BENDECIR EL PAN CON LA SANTA AZUCENA
En nuestras indagaciones una de las más curiosas y entrañables sorpresas la recibimos de manos del historiador del arte -además de reconocido verseador- Eduardo Duque González. En su recuerdo está la figura de la añorada Socorro Chinea como fuente de los relatos populares que conoció sobre la Santa Azucena. Además de la lectura del pensamiento a los frailes y el relato de la higuera ya citados, existe una tercera historia, igual de inocente de no ser por su particular epílogo. Se cuenta que en una ocasión la madre preparó el pan y lo dejó al horno, pidiendo a la pequeña María que lo atendiera mientras ella acudía a misa. Sin embargo, la futura santa también se presentó en la iglesia quedando el pan sin vigilancia, y por ello quemado. Ante el pesar de su madre, la niña rezó y el pan quedó milagrosamente en el mejor de los estados. Pues bien, la impronta de este cándido portento quedó en la tradición local de bendecir los productos horneados, panes, tortas, bollos y demás delicias. Tras el amasado se recita al introducirlo: “Santa Azucena Bendita, quédate aquí luego vuelves”, haciendo una señal de la cruz en el aire sobre la bandeja o bien en la puerta del horno. Pensar en que lo que ha salido del horno durante siglos en este pueblo está marcado, de alguna manera, por la impronta de nuestra protagonista, no deja de ser evocador.
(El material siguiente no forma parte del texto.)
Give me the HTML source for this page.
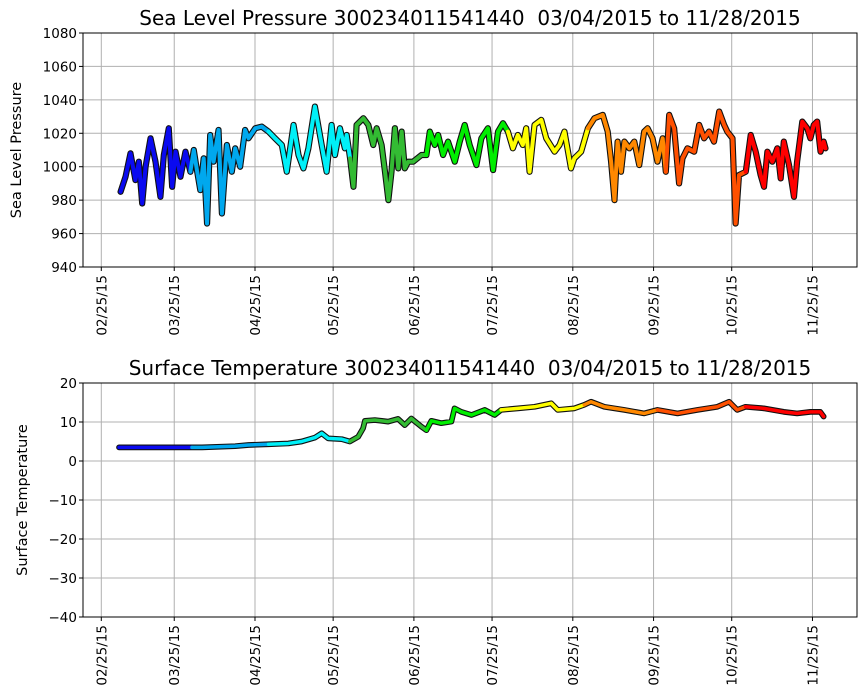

Como sucede con otros personajes similares, el afán por hacer brillar sus perfiles hace muy difícil, más allá del sentido común o de la negación sistemática de todo prodigio que dictaría la lógica, lo que pudo haber de real en Sor Azucena y todo lo figurado o distorsionado por el paso del tiempo. Cuesta aceptar que con tan poco tiempo en Tenerife su santidad contase con el necesario conocimiento popular en la isla como para justificar un concurrido funeral , pero al mismo tiempo debió de gozar de una notable notoriedad en La Gomera para justificar que su impronta quedase en romances, tradiciones y topónimos. Con independencia de las creencias de cada cual, y de las zonas grises que sin duda siempre van a perdurar a la hora de abordar a personajes de su esfera, entendemos que la vida y memoria de esta singular hija de Arure merece ser recordada. Incluso, cabe la posibilidad de tender hipotéticos puentes con la figura de otra religiosa gomera venerable, Sor Martina de San Jerónimo Mejías, con fama de santidad en su devenir conventual concepcionista en Garachico. Martina nació apenas cinco años antes, en 1650, y quizá por una combinación con la figura de Sor Azucena, se piensa que en los mismos parajes gomeros. De La Gomera fue llevada de muy niña al convento garachiquense tras ser raptada su madre por piratas moriscos, por lo que es pura especulación el imaginar si pudieron conocerse, e incluso, jugar juntas.
José Gregorio González
Originalmente publicado en Diario de Avisos el domingo 15 de agosto de 2021.